## start Dataset section
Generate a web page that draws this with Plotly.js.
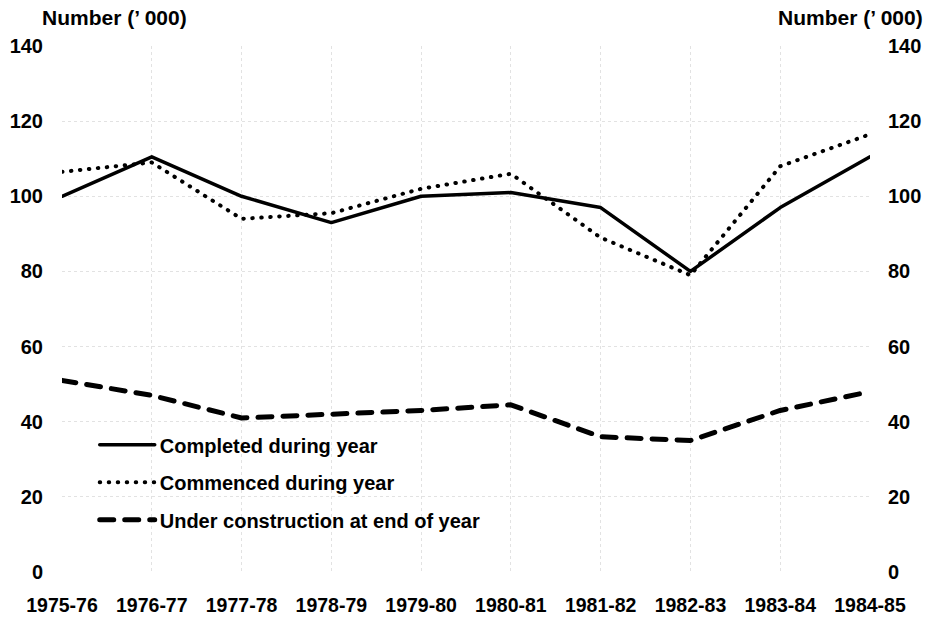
<!DOCTYPE html>
<html>
<head>
<meta charset="utf-8">
<script src="https://cdn.plot.ly/plotly-3.0.1.min.js"></script>
<style>
  html, body { margin: 0; padding: 0; background: #ffffff; }
  #chart { width: 934px; height: 619px; }
  path.js-line { stroke-linecap: round; stroke-linejoin: round; }
</style>
</head>
<body>
<div id="chart"></div>
<script>
// Dwellings, Australia: number ('000) per financial year
const years = ['1975-76', '1976-77', '1977-78', '1978-79', '1979-80',
               '1980-81', '1981-82', '1982-83', '1983-84', '1984-85'];
const completed = [100, 110.5, 100, 93, 100, 101, 97, 80, 97, 110.5];
const commenced = [106.5, 109, 94, 95.5, 102, 106, 89, 79, 108, 116.5];
const underConstruction = [51, 47, 41, 42, 43, 44.5, 36, 35, 43, 48];
const seriesNames = ['Completed during year', 'Commenced during year',
                     'Under construction at end of year'];
const yTicks = [0, 20, 40, 60, 80, 100, 120, 140];
const axisTitle = 'Number (\u2019 000)';

const FONT = 'Liberation Sans, Arial, sans-serif';
const xIdx = years.map((_, i) => i);
const bold = s => '<b>' + s + '</b>';

const traces = [
  {
    x: xIdx, y: completed, name: bold(seriesNames[0]), legendgroup: 'a',
    mode: 'lines', line: { color: '#000', width: 3.5 }, hoverinfo: 'skip'
  },
  {
    x: xIdx, y: commenced, name: bold(seriesNames[1]), legendgroup: 'b',
    mode: 'lines', line: { color: '#000', width: 4, dash: '0.5px,8.5px' }, hoverinfo: 'skip'
  },
  {
    x: xIdx, y: underConstruction, name: bold(seriesNames[2]), legendgroup: 'c',
    yaxis: 'y2',
    mode: 'lines', line: { color: '#000', width: 5, dash: '14px,11px' }, hoverinfo: 'skip'
  }
];

const gridStyle = { showgrid: true, gridcolor: '#e2e2e2', gridwidth: 1, griddash: 'dot' };
const tickFont = { family: FONT, size: 20, color: '#000', weight: 'bold' };

const layout = {
  width: 934, height: 619,
  margin: { l: 62, r: 64, t: 46, b: 47, pad: 0 },
  paper_bgcolor: '#ffffff', plot_bgcolor: '#ffffff',
  font: { family: FONT, color: '#000', size: 20 },
  showlegend: true,
  legend: {
    x: 0.0405, y: 0.279, xanchor: 'left', yanchor: 'top',
    bgcolor: 'rgba(0,0,0,0)', borderwidth: 0,
    font: { family: FONT, size: 20, color: '#000' },
    itemwidth: 55, tracegroupgap: 8.5, traceorder: 'grouped'
  },
  xaxis: Object.assign({
    range: [0, 9], tickmode: 'array', tickvals: xIdx, ticktext: years,
    ticks: 'outside', ticklen: 16, tickcolor: 'rgba(0,0,0,0)',
    tickfont: { family: FONT, size: 19.5, color: '#000', weight: 'bold' },
    zeroline: false, showline: false, fixedrange: true
  }, gridStyle),
  yaxis: Object.assign({
    range: [0, 140], tickmode: 'array', tickvals: yTicks,
    ticks: 'outside', ticklen: 14, tickcolor: 'rgba(0,0,0,0)',
    tickfont: tickFont,
    zeroline: false, showline: false, fixedrange: true
  }, gridStyle),
  yaxis2: {
    overlaying: 'y', side: 'right',
    range: [0, 140], tickmode: 'array', tickvals: yTicks,
    ticks: 'outside', ticklen: 13, tickcolor: 'rgba(0,0,0,0)',
    tickfont: tickFont,
    showgrid: false, zeroline: false, showline: false, fixedrange: true
  },
  annotations: [
    {
      xref: 'paper', yref: 'paper', x: -0.027, y: 1.055,
      xanchor: 'left', yanchor: 'middle', showarrow: false,
      text: bold(axisTitle), font: { family: FONT, size: 21, color: '#000' }
    },
    {
      xref: 'paper', yref: 'paper', x: 1.068, y: 1.055,
      xanchor: 'right', yanchor: 'middle', showarrow: false,
      text: bold(axisTitle), font: { family: FONT, size: 21, color: '#000' }
    }
  ]
};

Plotly.newPlot('chart', traces, layout, { displayModeBar: false, staticPlot: true });
</script>
</body>
</html>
## end Dataset section
▶ Job
The material above must be printed exactly, with its pictures left out.

▶ Response to this task
Generate a web page that draws this with Plotly.js.
<!DOCTYPE html>
<html>
<head>
<meta charset="utf-8">
<script src="https://cdn.plot.ly/plotly-3.0.1.min.js"></script>
<style>
  html, body { margin: 0; padding: 0; background: #ffffff; }
  #chart { width: 934px; height: 619px; }
  path.js-line { stroke-linecap: round; stroke-linejoin: round; }
</style>
</head>
<body>
<div id="chart"></div>
<script>
// Dwellings, Australia: number ('000) per financial year
const years = ['1975-76', '1976-77', '1977-78', '1978-79', '1979-80',
               '1980-81', '1981-82', '1982-83', '1983-84', '1984-85'];
const completed = [100, 110.5, 100, 93, 100, 101, 97, 80, 97, 110.5];
const commenced = [106.5, 109, 94, 95.5, 102, 106, 89, 79, 108, 116.5];
const underConstruction = [51, 47, 41, 42, 43, 44.5, 36, 35, 43, 48];
const seriesNames = ['Completed during year', 'Commenced during year',
                     'Under construction at end of year'];
const yTicks = [0, 20, 40, 60, 80, 100, 120, 140];
const axisTitle = 'Number (\u2019 000)';

const FONT = 'Liberation Sans, Arial, sans-serif';
const xIdx = years.map((_, i) => i);
const bold = s => '<b>' + s + '</b>';

const traces = [
  {
    x: xIdx, y: completed, name: bold(seriesNames[0]), legendgroup: 'a',
    mode: 'lines', line: { color: '#000', width: 3.5 }, hoverinfo: 'skip'
  },
  {
    x: xIdx, y: commenced, name: bold(seriesNames[1]), legendgroup: 'b',
    mode: 'lines', line: { color: '#000', width: 4, dash: '0.5px,8.5px' }, hoverinfo: 'skip'
  },
  {
    x: xIdx, y: underConstruction, name: bold(seriesNames[2]), legendgroup: 'c',
    yaxis: 'y2',
    mode: 'lines', line: { color: '#000', width: 5, dash: '14px,11px' }, hoverinfo: 'skip'
  }
];

const gridStyle = { showgrid: true, gridcolor: '#e2e2e2', gridwidth: 1, griddash: 'dot' };
const tickFont = { family: FONT, size: 20, color: '#000', weight: 'bold' };

const layout = {
  width: 934, height: 619,
  margin: { l: 62, r: 64, t: 46, b: 47, pad: 0 },
  paper_bgcolor: '#ffffff', plot_bgcolor: '#ffffff',
  font: { family: FONT, color: '#000', size: 20 },
  showlegend: true,
  legend: {
    x: 0.0405, y: 0.279, xanchor: 'left', yanchor: 'top',
    bgcolor: 'rgba(0,0,0,0)', borderwidth: 0,
    font: { family: FONT, size: 20, color: '#000' },
    itemwidth: 55, tracegroupgap: 8.5, traceorder: 'grouped'
  },
  xaxis: Object.assign({
    range: [0, 9], tickmode: 'array', tickvals: xIdx, ticktext: years,
    ticks: 'outside', ticklen: 16, tickcolor: 'rgba(0,0,0,0)',
    tickfont: { family: FONT, size: 19.5, color: '#000', weight: 'bold' },
    zeroline: false, showline: false, fixedrange: true
  }, gridStyle),
  yaxis: Object.assign({
    range: [0, 140], tickmode: 'array', tickvals: yTicks,
    ticks: 'outside', ticklen: 14, tickcolor: 'rgba(0,0,0,0)',
    tickfont: tickFont,
    zeroline: false, showline: false, fixedrange: true
  }, gridStyle),
  yaxis2: {
    overlaying: 'y', side: 'right',
    range: [0, 140], tickmode: 'array', tickvals: yTicks,
    ticks: 'outside', ticklen: 13, tickcolor: 'rgba(0,0,0,0)',
    tickfont: tickFont,
    showgrid: false, zeroline: false, showline: false, fixedrange: true
  },
  annotations: [
    {
      xref: 'paper', yref: 'paper', x: -0.027, y: 1.055,
      xanchor: 'left', yanchor: 'middle', showarrow: false,
      text: bold(axisTitle), font: { family: FONT, size: 21, color: '#000' }
    },
    {
      xref: 'paper', yref: 'paper', x: 1.068, y: 1.055,
      xanchor: 'right', yanchor: 'middle', showarrow: false,
      text: bold(axisTitle), font: { family: FONT, size: 21, color: '#000' }
    }
  ]
};

Plotly.newPlot('chart', traces, layout, { displayModeBar: false, staticPlot: true });
</script>
</body>
</html>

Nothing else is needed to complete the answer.